The committee justified the proposal by saying that it would reassure investors in case the sponsor faced any financial crunch. This is particularly true for foreign sponsors, who may need a line of credit from banks to protect investors from market-driven stress. In addition, a higher net worth could help AMCs plough in more money into the business and build infrastructure to service investors, it said.
While coming to a figure of Rs 50 crore, the committee said, “This limit will cover 0.33 per cent assets under management of Rs 15,000 crore.”
There is a strong counter argument that many smaller fund houses may find it difficult to meet this norm. At present, there are 27 fund houses that manage less than Rs 15,000 crore.

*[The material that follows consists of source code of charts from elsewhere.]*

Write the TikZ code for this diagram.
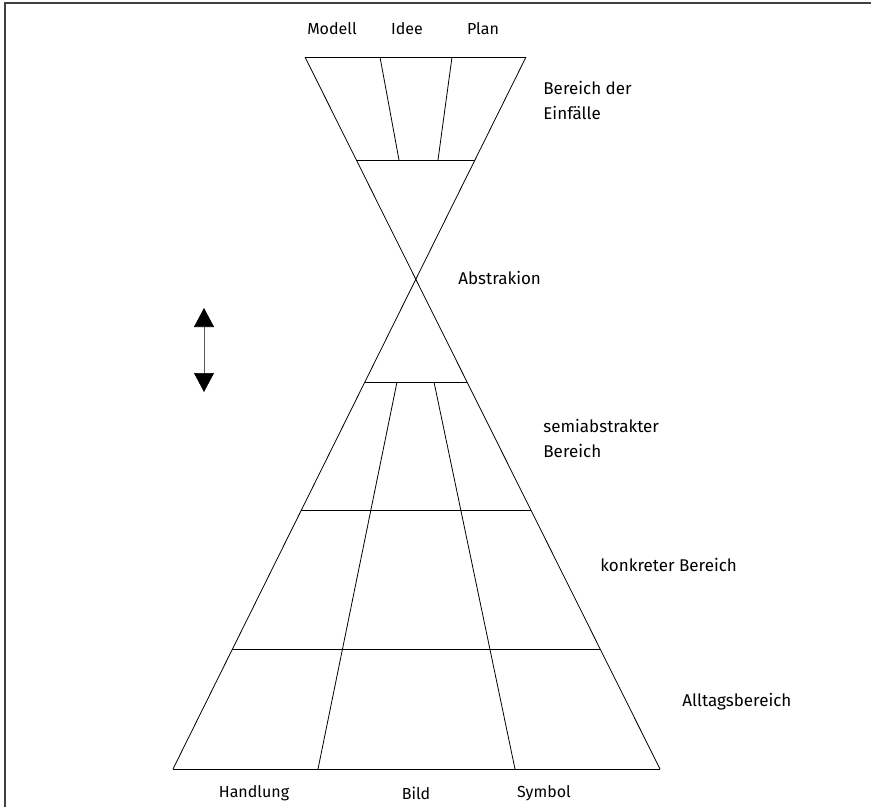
\documentclass[tikz,border=0pt]{standalone}
\usepackage{fontspec}
\setmainfont{Fira Sans}
\usetikzlibrary{arrows.meta,calc}

\begin{document}
\begin{tikzpicture}[x=1pt,y=-1pt,line width=0.8pt,
    area label/.style={font=\fontsize{17}{25}\selectfont,inner sep=0pt,align=left,anchor=west},
    kind label/.style={font=\fontsize{16}{25}\selectfont,inner sep=0pt},
    big tip/.tip={Triangle[width=20pt,length=19pt,color=black,fill=black]}]
    \useasboundingbox (0,0) rectangle (871,807);
    \draw[line width=1.3pt,black!75] (5,807) -- (5,3) -- (871,3);

    \coordinate (top left) at (305,57);
    \coordinate (top right) at (526,57);
    \coordinate (base left) at (173,769);
    \coordinate (base right) at (660,769);
    \draw (top left) -- (base right);
    \draw (top right) -- (base left);
    \draw (top left) -- (top right);
    \draw (base left) -- (base right);
    \foreach \t in {0.1447,0.4565,0.6362,0.8315}
        \draw ($(top left)!\t!(base right)$) -- ($(top right)!\t!(base left)$);

    \coordinate (modell end) at (380,57);
    \coordinate (modell foot) at (399,160);
    \coordinate (plan end) at (452,57);
    \coordinate (plan foot) at (438,160);
    \draw (modell end) -- (modell foot);
    \draw (plan end) -- (plan foot);
    \coordinate (bild left) at (397,382);
    \coordinate (bild left foot) at (318,769);
    \coordinate (bild right) at (434,382);
    \coordinate (bild right foot) at (515,769);
    \draw (bild left) -- (bild left foot);
    \draw (bild right) -- (bild right foot);

    \coordinate (arrow up) at (204,308);
    \coordinate (arrow down) at (204,392);
    \draw[black!65,line width=0.6pt,big tip-big tip] (arrow up) -- (arrow down);

    \node[kind label] (modell) at (332,29) {Modell};
    \node[kind label] (idee) at (407,29) {Idee};
    \node[kind label] (plan) at (483,29) {Plan};
    \node[kind label] (handlung) at (254,793) {Handlung};
    \node[kind label] (bild) at (416,793) {Bild};
    \node[kind label] (symbol) at (544,793) {Symbol};

    \node[area label] (einfaelle) at (543,100) {Bereich der\\Einfälle};
    \node[area label] (abstraktion) at (458,278) {Abstrakion};
    \node[area label] (semi) at (543,438) {semiabstrakter\\Bereich};
    \node[area label] (konkret) at (600,565) {konkreter Bereich};
    \node[area label] (alltag) at (682,702) {Alltagsbereich};
\end{tikzpicture}
\end{document}
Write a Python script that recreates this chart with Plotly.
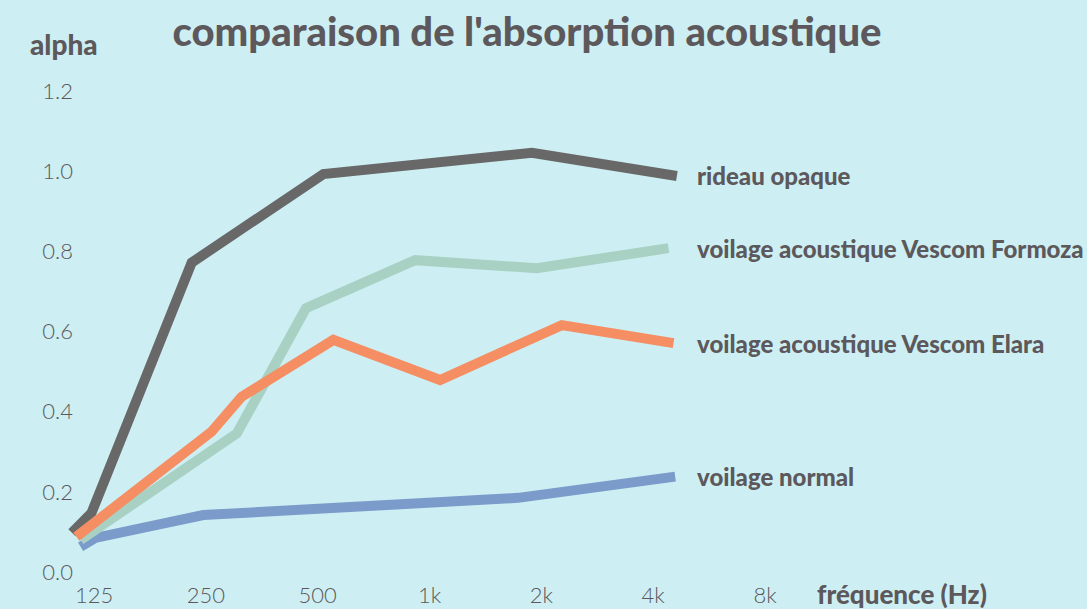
import math
import plotly.graph_objects as go

# ---- data (frequency in Hz, absorption coefficient alpha) ----
tick_vals = [125, 250, 500, 1000, 2000, 4000, 8000]
tick_text = ["125", "250", "500", "1k", "2k", "4k", "8k"]

normal_f = [115, 126, 246, 1732, 4585]
normal_a = [0.063, 0.085, 0.142, 0.185, 0.238]

opaque_f = [109, 123, 229, 518, 1887, 4633]
opaque_a = [0.098, 0.147, 0.772, 0.993, 1.046, 0.988]

formoza_f = [115, 303, 465, 915, 1945, 4400]
formoza_a = [0.080, 0.346, 0.658, 0.778, 0.758, 0.808]

elara_f = [112, 259, 312, 551, 1068, 2271, 4538]
elara_a = [0.088, 0.350, 0.437, 0.579, 0.479, 0.616, 0.571]

series = [
    ("voilage normal", normal_f, normal_a, "#7b9ccb"),
    ("rideau opaque", opaque_f, opaque_a, "#686868"),
    ("voilage acoustique Vescom Formoza", formoza_f, formoza_a, "#a8d1c3"),
    ("voilage acoustique Vescom Elara", elara_f, elara_a, "#f58e63"),
]

TXT = "#5c585b"
BG = "#cdeff3"
FONT = "Lato"

L, R, T, B = 64, 297, 79, 29
PW, PH = 1087 - L - R, 609 - T - B

fig = go.Figure()
for name, f, a, c in series:
    fig.add_trace(go.Scatter(x=f, y=a, mode="lines", name=name,
                             line=dict(color=c, width=10), showlegend=False))

label_x = math.log10(5200)
for name, f, a, c in series:
    fig.add_annotation(x=label_x, y=a[-1], xref="x", yref="y", text=name,
                       showarrow=False, xanchor="left", yanchor="middle",
                       font=dict(family=FONT, size=24, color=TXT, weight=900))

fig.add_annotation(x=(815 - L) / PW, y=(609 - B - 594) / PH, xref="paper", yref="paper",
                   text="fréquence (Hz)", showarrow=False, xanchor="left", yanchor="middle",
                   font=dict(family=FONT, size=26, color=TXT, weight=900))
fig.add_annotation(x=(28 - L) / PW, y=(609 - B - 44) / PH, xref="paper", yref="paper",
                   text="alpha", showarrow=False, xanchor="left", yanchor="middle",
                   font=dict(family=FONT, size=28, color=TXT, weight=900))

fig.update_layout(
    width=1087, height=609,
    paper_bgcolor=BG, plot_bgcolor=BG,
    margin=dict(l=L, r=R, t=T, b=B),
    title=dict(text="comparaison de l'absorption acoustique", x=527 / 1087, xanchor="center",
               y=1 - 32 / 609, yanchor="middle",
               font=dict(family=FONT, size=40, color=TXT, weight=900)),
    font=dict(family=FONT, color=TXT),
    xaxis=dict(type="log", range=[2.0161, 3.9704], tickvals=tick_vals, ticktext=tick_text,
               showgrid=False, zeroline=False, showline=False, ticks="", automargin=False,
               tickfont=dict(family=FONT, size=22, color=TXT, weight=300),
               ticklabelstandoff=0),
    yaxis=dict(range=[-0.02, 1.23], tickvals=[0, 0.2, 0.4, 0.6, 0.8, 1.0, 1.2],
               tickformat=".1f", showgrid=False, zeroline=False, showline=False, ticks="",
               automargin=False, ticklabelstandoff=-10,
               tickfont=dict(family=FONT, size=22, color=TXT, weight=300)),
)

fig.write_html("out.html", config={"displayModeBar": False},
               post_script="document.body.style.margin='0px';document.body.style.padding='0px';"
                           "document.body.style.background='" + BG + "';")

The committee also said that this limit would be higher from the global perspective, and even more difficult to achieve for such fund houses. The regulator is understood to have taken this into consideration and, hence, may relax the criteria.
Some niche fund houses, which wish to manage only exchange-traded funds, or quant models, might not even need this kind of financial strength as they will not need large infrastructure. Even the risk in such schemes is less as fund managers need not actively churn the portfolio.
Industry sources said Sebi had received a lot of representations on this and a decision was expected soon. “Mutual funds are products where the risk of investing has to be borne by the investor. A rise in net worth will not help fund houses even during bad markets, as was observed in the October 2008 crisis,” said an industry source. In October 2008, the assets of the mutual fund industry fell slightly over 18 per cent — the steepest fall ever.
Banks had extended credit line to the industry to meet redemption pressure. “In such times, even a Rs 50-crore limit may not work,” added the source.